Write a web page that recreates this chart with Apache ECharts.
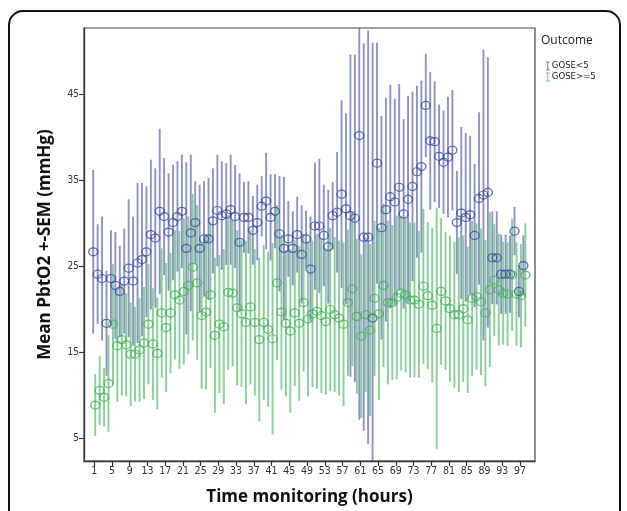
<!DOCTYPE html>
<html><head><meta charset="utf-8">
<script src="https://cdn.jsdelivr.net/npm/echarts@6/dist/echarts.min.js"></script>
<style>html,body{margin:0;padding:0;background:#fff}#c{width:627px;height:511px}</style>
</head><body><div id="c"></div>
<script>
const hours = Array.from({length:98},(_,i)=>i+1);
const xTickLabels = [1,5,9,13,17,21,25,29,33,37,41,45,49,53,57,61,65,69,73,77,81,85,89,93,97];
const yTickLabels = [5,15,25,35,45];
const seriesNames = ['GOSE<5','GOSE>=5'];

const blueMean = [26.7,24.1,23.6,18.4,23.6,22.8,22.1,23.3,24.8,23.3,
25.4,25.8,26.7,28.7,28.3,31.4,30.8,29.0,30.1,30.8,
31.4,27.1,28.9,30.1,27.1,28.2,28.2,30.3,31.5,30.9,
31.1,31.6,30.8,27.8,30.7,30.7,29.2,30.1,32.0,32.6,
30.7,31.4,28.8,27.1,28.2,27.1,28.7,26.4,28.2,24.7,
29.7,29.7,28.6,27.3,30.9,31.3,33.4,31.7,30.9,30.6,
40.2,28.4,28.4,19.0,37.0,29.5,31.6,33.1,32.5,34.2,
31.1,32.8,34.3,36.0,36.6,43.7,39.6,39.5,37.8,37.1,
37.7,38.5,30.1,31.2,30.7,31.0,28.6,32.9,33.3,33.6,
26.0,26.0,24.1,24.1,24.1,29.1,22.1,25.1];

const blueSem = [9.5,5.8,7.2,6.1,5.6,6.2,5.3,6.1,8.0,7.5,
9.3,8.9,7.6,8.7,8.1,9.6,6.8,6.8,6.7,6.4,
6.6,10.0,9.1,4.8,7.4,6.7,7.1,6.1,6.5,6.3,
5.9,6.4,6.0,8.0,4.1,4.2,4.0,4.4,3.5,5.6,
5.0,4.3,6.7,8.3,4.4,4.3,4.4,5.7,3.3,6.1,
7.4,7.8,5.9,6.6,3.9,7.0,10.9,11.1,18.7,19.0,
33.0,22.5,24.0,32.0,14.0,13.0,13.0,13.0,12.0,12.0,
11.0,12.0,11.0,10.0,10.0,6.0,8.0,7.0,6.0,6.0,
7.0,7.0,6.0,10.0,9.8,9.2,8.3,10.0,16.9,15.7,
5.4,5.4,4.6,4.6,4.5,2.8,3.0,3.5];

const greenMean = [8.9,10.6,9.8,11.4,18.3,15.8,16.5,15.9,14.8,14.8,
15.3,16.1,18.3,16.0,14.9,19.6,17.9,19.6,21.7,21.1,
22.1,22.8,24.9,23.1,19.3,19.7,21.7,17.0,18.3,18.0,
22.0,21.9,20.2,19.5,18.5,20.3,18.5,16.5,18.5,17.7,
16.6,23.1,19.7,18.4,17.5,19.6,18.4,20.8,18.9,19.5,
19.8,19.3,18.6,20.0,19.4,19.0,18.3,20.8,22.4,19.2,
16.9,19.4,17.6,21.3,19.5,22.8,20.8,20.8,21.4,21.9,
21.7,21.1,21.1,20.6,22.7,21.6,20.5,17.8,22.1,21.0,
20.1,19.4,19.4,20.1,18.8,21.3,21.5,20.9,19.6,22.3,
23.4,22.3,21.9,21.8,24.0,21.8,21.6,24.0];

const greenSem = [3.6,4.0,3.4,5.6,7.0,6.5,6.5,6.0,6.0,5.5,
6.0,6.5,7.0,6.5,6.5,7.5,7.5,7.0,7.5,8.0,
8.5,8.0,8.5,9.0,8.5,9.0,8.5,9.0,8.0,9.0,
9.0,8.5,9.0,8.5,9.5,9.0,8.5,9.5,9.0,9.0,
11.1,9.0,9.0,8.5,9.5,8.5,9.0,8.0,9.0,8.5,
9.0,9.0,8.5,9.5,9.0,9.0,9.5,8.5,9.0,9.0,
9.5,9.0,10.0,9.0,10.0,9.5,9.5,9.0,9.5,9.0,
9.0,9.0,9.0,8.5,9.0,8.5,9.0,14.0,8.5,8.0,
8.5,8.5,9.0,8.5,8.5,9.0,8.5,8.5,8.5,9.0,
6.5,6.5,6.0,6.0,6.5,6.0,6.0,6.0];

const BLUE_LINE = 'rgba(70,80,165,0.62)';
const GREEN_LINE = 'rgba(72,178,94,0.64)';
const BLUE_DOT = '#3d4aa3';
const GREEN_DOT = '#3fb454';
const TITLE_FONT = 'Open Sans, DejaVu Sans, sans-serif';
const TICK_FONT = 'DejaVu Sans Condensed, Liberation Sans Narrow, sans-serif';

function errSeries(name, mean, sem, color, dx, z) {
  return {
    type: 'custom', name, z,
    itemStyle: {color},
    data: hours.map((h,i)=>[h, mean[i]-sem[i], mean[i]+sem[i]]),
    encode: {x:0, y:[1,2]},
    clip: true,
    renderItem: (params, api) => {
      const x = api.value(0);
      const lo = api.coord([x, api.value(1)]);
      const hi = api.coord([x, api.value(2)]);
      return {type:'line', shape:{x1:lo[0]+dx,y1:lo[1],x2:hi[0]+dx,y2:hi[1]},
        style:{stroke:color,lineWidth:1.9}};
    }
  };
}
function dotSeries(name, mean, color, dx) {
  return {
    type:'scatter', name, z:5, symbol:'circle', symbolSize:[9,8], symbolOffset:[dx,0],
    itemStyle:{color:'rgba(255,255,255,0)', borderColor:color, borderWidth:1.3},
    data: hours.map((h,i)=>[h, mean[i]]),
    silent:true
  };
}

const chart = echarts.init(document.getElementById('c'), null, {renderer:'canvas'});
chart.setOption({
  animation:false,
  backgroundColor:'#fff',
  grid:{left:84,right:92,top:28,bottom:49,show:true,borderColor:'#444',borderWidth:1.2,backgroundColor:'transparent'},
  xAxis:{type:'value',min:-1.3,max:100.4,
    name:'Time monitoring (hours)',nameLocation:'middle',nameGap:28,
    nameTextStyle:{fontFamily:TITLE_FONT,fontWeight:'bold',fontSize:17,color:'#111'},
    axisLine:{show:true,onZero:false,lineStyle:{color:'#333',width:1.3}},
    axisTick:{show:true,length:5,lineStyle:{color:'#333',width:1.2},customValues:xTickLabels},
    axisLabel:{customValues:xTickLabels,fontSize:10.5,color:'#333',margin:5,fontFamily:TICK_FONT},
    splitLine:{show:false}},
  yAxis:{type:'value',min:2.4,max:52.7,
    name:'Mean PbtO2 +-SEM (mmHg)',nameLocation:'middle',nameGap:30,nameRotate:90,
    nameTextStyle:{fontFamily:TITLE_FONT,fontWeight:'bold',fontSize:17,color:'#111'},
    axisLine:{show:true,onZero:false,lineStyle:{color:'#333',width:1.3}},
    axisTick:{show:true,length:5,lineStyle:{color:'#333',width:1.2},customValues:yTickLabels},
    axisLabel:{customValues:yTickLabels,fontSize:10,color:'#333',margin:5,fontFamily:TICK_FONT},
    splitLine:{show:false}},
  legend:{orient:'vertical',left:541,top:56,itemGap:1,itemWidth:4,itemHeight:9,
    data:[{name:seriesNames[0],icon:'path://M0,0H4V1H2.5V9H4V10H0V9H1.5V1H0Z',itemStyle:{color:'#6a6f9a'}},
          {name:seriesNames[1],icon:'path://M0,0H4V1H2.5V9H4V10H0V9H1.5V1H0Z',itemStyle:{color:'#6cc07c'}}],
    textStyle:{fontSize:9.5,color:'#222',fontFamily:TICK_FONT,padding:[0,0,0,-3]}},
  graphic:[
    {type:'rect',shape:{x:9,y:11,width:611,height:560,r:14},style:{fill:'none',stroke:'#111',lineWidth:2},silent:true,z:100},
    {type:'text',left:541,top:35,style:{text:'Outcome',fontSize:12,fill:'#222',fontFamily:TITLE_FONT}}
  ],
  series:[
    errSeries(seriesNames[1], greenMean, greenSem, GREEN_LINE, 1, 2),
    errSeries(seriesNames[0], blueMean, blueSem, BLUE_LINE, -1, 3),
    dotSeries('b', blueMean, BLUE_DOT, -1),
    dotSeries('g', greenMean, GREEN_DOT, 1)
  ]
});
</script></body></html>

——————————

Written request:
Return only the lines from the start of the data through the line that contains "const seriesNames = ['GOSE<5','GOSE>=5'];", please, copying them exactly and omitting all pictures.

Exercise response:
Write a web page that recreates this chart with Apache ECharts.
<!DOCTYPE html>
<html><head><meta charset="utf-8">
<script src="https://cdn.jsdelivr.net/npm/echarts@6/dist/echarts.min.js"></script>
<style>html,body{margin:0;padding:0;background:#fff}#c{width:627px;height:511px}</style>
</head><body><div id="c"></div>
<script>
const hours = Array.from({length:98},(_,i)=>i+1);
const xTickLabels = [1,5,9,13,17,21,25,29,33,37,41,45,49,53,57,61,65,69,73,77,81,85,89,93,97];
const yTickLabels = [5,15,25,35,45];
const seriesNames = ['GOSE<5','GOSE>=5'];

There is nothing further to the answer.